Return only those lines from the line containing "Write a web" to the line containing "87, 73, 48];", both included, and please omit the pictures.

(Records excerpted from a collection)
-*-*-
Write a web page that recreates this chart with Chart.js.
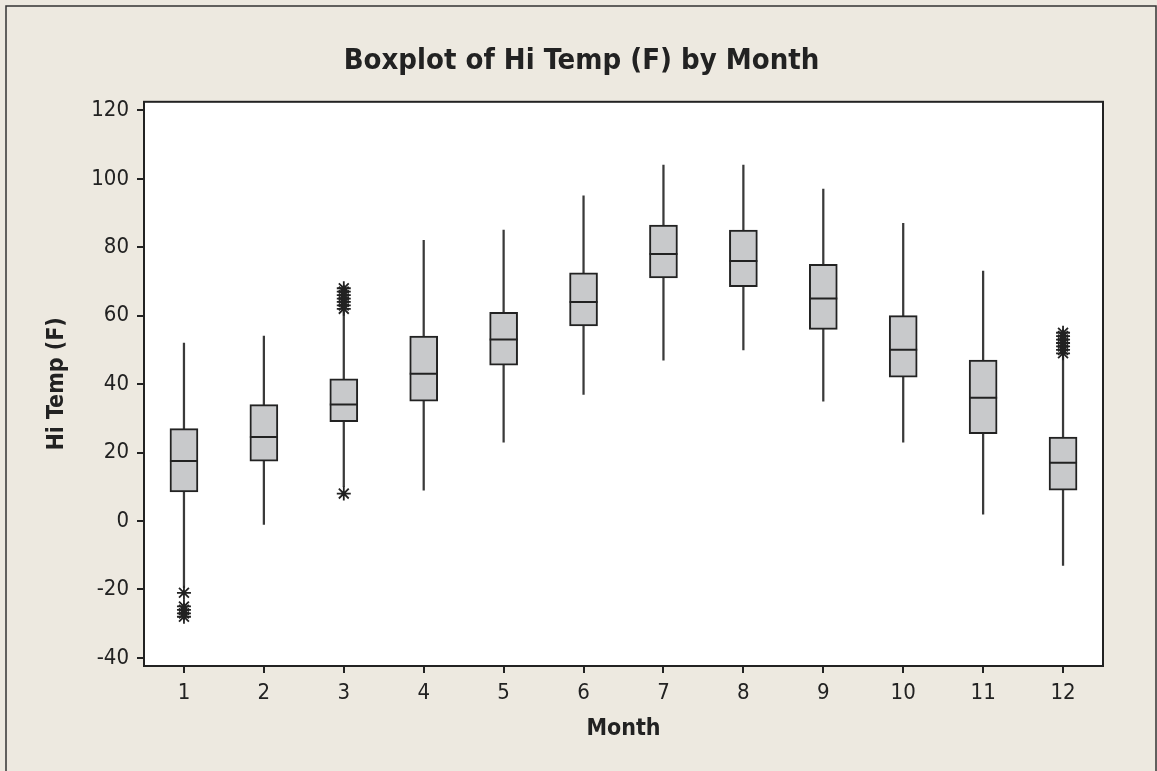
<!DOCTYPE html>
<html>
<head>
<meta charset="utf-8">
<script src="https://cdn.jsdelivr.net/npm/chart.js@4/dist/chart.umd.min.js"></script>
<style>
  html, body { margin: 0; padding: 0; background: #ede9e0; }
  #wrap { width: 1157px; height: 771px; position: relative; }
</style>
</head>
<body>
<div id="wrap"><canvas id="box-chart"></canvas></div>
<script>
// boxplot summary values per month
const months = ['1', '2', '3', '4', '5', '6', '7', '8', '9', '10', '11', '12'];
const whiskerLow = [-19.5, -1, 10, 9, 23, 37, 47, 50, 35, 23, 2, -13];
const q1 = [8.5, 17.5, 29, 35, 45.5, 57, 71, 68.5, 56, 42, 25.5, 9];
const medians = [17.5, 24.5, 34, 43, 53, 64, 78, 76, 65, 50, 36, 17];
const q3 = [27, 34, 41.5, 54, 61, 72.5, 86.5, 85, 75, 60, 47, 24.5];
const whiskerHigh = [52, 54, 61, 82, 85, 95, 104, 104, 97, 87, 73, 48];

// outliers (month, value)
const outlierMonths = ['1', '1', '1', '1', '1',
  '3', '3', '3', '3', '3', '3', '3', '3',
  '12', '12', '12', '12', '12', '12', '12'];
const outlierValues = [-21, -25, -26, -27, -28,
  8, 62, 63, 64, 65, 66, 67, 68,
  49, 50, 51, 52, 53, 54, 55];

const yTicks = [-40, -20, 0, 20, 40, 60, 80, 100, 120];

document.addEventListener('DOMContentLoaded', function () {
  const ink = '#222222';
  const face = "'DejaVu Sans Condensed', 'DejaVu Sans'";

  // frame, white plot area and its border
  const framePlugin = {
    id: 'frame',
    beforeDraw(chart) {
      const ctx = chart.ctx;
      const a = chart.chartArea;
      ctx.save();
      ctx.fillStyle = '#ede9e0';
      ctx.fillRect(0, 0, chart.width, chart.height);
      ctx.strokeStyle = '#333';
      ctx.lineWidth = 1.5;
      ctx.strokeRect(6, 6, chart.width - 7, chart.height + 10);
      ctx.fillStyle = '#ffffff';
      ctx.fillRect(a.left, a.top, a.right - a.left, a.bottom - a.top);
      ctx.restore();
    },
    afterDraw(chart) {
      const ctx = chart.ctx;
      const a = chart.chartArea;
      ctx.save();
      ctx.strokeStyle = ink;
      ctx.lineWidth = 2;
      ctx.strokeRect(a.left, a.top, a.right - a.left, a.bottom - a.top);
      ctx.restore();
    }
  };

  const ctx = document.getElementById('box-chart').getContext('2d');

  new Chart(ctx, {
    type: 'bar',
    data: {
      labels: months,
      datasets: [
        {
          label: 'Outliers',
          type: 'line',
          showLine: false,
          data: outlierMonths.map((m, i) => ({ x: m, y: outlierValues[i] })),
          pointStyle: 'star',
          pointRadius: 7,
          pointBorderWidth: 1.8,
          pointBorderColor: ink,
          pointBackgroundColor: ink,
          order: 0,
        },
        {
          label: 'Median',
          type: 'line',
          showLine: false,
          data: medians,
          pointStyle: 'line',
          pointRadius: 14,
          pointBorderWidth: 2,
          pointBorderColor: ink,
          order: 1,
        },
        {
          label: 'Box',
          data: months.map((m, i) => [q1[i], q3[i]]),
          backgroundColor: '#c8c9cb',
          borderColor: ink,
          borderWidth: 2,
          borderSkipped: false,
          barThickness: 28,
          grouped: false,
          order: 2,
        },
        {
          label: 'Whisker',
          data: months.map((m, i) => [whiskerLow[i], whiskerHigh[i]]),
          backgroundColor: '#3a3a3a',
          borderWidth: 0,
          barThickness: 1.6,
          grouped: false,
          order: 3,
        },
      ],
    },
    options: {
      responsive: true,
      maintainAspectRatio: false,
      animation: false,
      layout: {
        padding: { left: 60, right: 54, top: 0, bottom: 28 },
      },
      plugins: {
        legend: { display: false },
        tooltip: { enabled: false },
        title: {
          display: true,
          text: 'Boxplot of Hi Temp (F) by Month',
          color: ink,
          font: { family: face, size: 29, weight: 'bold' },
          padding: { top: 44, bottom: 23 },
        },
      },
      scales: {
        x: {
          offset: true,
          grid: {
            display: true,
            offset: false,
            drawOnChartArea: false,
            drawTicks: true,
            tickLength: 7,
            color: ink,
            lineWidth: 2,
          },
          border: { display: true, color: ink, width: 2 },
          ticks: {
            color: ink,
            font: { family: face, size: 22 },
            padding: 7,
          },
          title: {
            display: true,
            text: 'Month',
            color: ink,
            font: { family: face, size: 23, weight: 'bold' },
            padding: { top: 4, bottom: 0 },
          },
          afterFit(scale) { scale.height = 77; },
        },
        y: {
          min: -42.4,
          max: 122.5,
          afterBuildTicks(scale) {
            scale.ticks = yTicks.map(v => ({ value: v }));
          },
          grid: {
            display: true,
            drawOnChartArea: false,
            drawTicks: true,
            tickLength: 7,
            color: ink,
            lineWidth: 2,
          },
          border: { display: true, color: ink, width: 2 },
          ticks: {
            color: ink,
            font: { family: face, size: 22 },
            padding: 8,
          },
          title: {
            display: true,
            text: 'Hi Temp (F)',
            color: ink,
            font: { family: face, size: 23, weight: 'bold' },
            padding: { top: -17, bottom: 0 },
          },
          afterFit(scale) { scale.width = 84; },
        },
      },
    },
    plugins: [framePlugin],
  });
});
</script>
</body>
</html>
-*-*-
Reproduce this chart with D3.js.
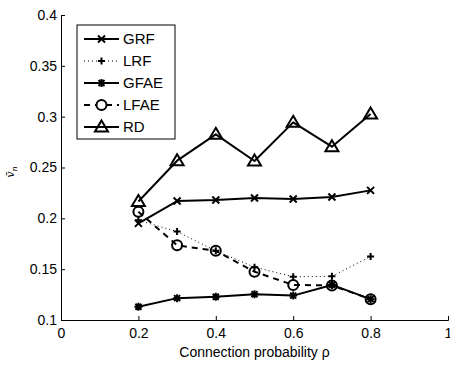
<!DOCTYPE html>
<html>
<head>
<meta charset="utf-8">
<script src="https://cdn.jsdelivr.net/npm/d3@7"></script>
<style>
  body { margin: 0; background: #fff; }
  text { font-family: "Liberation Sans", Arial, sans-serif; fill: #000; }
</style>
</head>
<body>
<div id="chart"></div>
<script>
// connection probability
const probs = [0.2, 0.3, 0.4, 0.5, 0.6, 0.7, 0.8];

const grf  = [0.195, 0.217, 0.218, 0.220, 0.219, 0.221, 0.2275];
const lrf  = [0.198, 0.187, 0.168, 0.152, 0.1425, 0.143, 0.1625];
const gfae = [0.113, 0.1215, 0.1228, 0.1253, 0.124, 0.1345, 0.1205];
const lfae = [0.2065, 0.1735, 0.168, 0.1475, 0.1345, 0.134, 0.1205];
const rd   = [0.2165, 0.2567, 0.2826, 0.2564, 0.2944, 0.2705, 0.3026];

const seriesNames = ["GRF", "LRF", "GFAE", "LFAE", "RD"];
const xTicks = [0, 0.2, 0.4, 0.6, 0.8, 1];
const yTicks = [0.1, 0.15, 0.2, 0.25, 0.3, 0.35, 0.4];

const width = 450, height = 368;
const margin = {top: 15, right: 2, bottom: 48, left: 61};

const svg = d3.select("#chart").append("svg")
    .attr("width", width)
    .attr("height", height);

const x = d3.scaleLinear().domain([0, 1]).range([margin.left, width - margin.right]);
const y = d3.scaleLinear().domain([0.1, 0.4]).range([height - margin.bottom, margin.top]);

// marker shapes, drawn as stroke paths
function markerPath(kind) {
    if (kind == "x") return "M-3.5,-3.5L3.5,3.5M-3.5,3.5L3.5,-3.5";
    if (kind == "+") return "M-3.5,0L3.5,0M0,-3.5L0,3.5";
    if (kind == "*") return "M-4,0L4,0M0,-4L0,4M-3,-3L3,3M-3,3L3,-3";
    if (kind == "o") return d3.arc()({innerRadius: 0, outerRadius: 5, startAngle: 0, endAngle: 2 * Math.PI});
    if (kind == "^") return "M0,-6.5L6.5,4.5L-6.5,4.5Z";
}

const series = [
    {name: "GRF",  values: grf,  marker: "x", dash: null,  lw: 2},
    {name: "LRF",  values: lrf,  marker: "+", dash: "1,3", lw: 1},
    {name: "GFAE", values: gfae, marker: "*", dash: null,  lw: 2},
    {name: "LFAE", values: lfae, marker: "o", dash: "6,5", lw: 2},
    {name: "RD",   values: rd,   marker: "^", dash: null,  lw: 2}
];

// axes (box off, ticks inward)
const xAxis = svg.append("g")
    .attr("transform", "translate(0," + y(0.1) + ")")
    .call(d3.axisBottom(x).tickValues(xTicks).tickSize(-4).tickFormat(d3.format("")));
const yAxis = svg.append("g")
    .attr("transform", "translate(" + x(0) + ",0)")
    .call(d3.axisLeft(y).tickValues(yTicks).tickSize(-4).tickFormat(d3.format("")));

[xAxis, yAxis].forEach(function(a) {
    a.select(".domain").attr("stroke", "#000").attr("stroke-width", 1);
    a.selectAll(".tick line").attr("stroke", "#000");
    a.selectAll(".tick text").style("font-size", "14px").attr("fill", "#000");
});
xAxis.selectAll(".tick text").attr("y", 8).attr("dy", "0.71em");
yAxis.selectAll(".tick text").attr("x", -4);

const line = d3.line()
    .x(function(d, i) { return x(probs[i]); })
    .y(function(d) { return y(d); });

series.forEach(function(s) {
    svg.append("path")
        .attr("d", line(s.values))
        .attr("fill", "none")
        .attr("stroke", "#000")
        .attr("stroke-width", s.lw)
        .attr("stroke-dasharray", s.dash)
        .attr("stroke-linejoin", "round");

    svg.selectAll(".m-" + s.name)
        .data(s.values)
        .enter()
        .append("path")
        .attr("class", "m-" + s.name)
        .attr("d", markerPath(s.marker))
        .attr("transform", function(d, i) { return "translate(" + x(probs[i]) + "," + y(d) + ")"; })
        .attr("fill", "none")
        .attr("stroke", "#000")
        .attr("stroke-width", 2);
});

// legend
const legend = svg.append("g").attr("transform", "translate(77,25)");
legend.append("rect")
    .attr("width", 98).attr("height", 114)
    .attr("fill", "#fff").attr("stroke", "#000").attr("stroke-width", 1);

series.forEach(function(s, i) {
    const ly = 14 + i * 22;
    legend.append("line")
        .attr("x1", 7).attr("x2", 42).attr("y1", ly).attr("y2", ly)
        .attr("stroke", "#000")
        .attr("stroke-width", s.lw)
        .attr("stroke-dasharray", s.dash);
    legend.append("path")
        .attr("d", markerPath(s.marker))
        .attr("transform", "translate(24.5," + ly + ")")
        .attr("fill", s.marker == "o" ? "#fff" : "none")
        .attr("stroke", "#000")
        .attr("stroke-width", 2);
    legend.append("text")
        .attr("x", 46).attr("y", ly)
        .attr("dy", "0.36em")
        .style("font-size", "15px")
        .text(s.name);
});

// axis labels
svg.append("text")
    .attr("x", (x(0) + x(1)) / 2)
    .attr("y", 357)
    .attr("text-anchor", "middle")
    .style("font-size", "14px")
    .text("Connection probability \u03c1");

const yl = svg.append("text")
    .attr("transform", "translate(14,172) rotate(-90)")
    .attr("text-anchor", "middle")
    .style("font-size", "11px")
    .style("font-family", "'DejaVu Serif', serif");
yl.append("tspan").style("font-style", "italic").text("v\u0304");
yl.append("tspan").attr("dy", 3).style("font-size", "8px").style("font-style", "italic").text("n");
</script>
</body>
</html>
-*-*-
_Task solution:_
Write a web page that recreates this chart with Chart.js.
<!DOCTYPE html>
<html>
<head>
<meta charset="utf-8">
<script src="https://cdn.jsdelivr.net/npm/chart.js@4/dist/chart.umd.min.js"></script>
<style>
  html, body { margin: 0; padding: 0; background: #ede9e0; }
  #wrap { width: 1157px; height: 771px; position: relative; }
</style>
</head>
<body>
<div id="wrap"><canvas id="box-chart"></canvas></div>
<script>
// boxplot summary values per month
const months = ['1', '2', '3', '4', '5', '6', '7', '8', '9', '10', '11', '12'];
const whiskerLow = [-19.5, -1, 10, 9, 23, 37, 47, 50, 35, 23, 2, -13];
const q1 = [8.5, 17.5, 29, 35, 45.5, 57, 71, 68.5, 56, 42, 25.5, 9];
const medians = [17.5, 24.5, 34, 43, 53, 64, 78, 76, 65, 50, 36, 17];
const q3 = [27, 34, 41.5, 54, 61, 72.5, 86.5, 85, 75, 60, 47, 24.5];
const whiskerHigh = [52, 54, 61, 82, 85, 95, 104, 104, 97, 87, 73, 48];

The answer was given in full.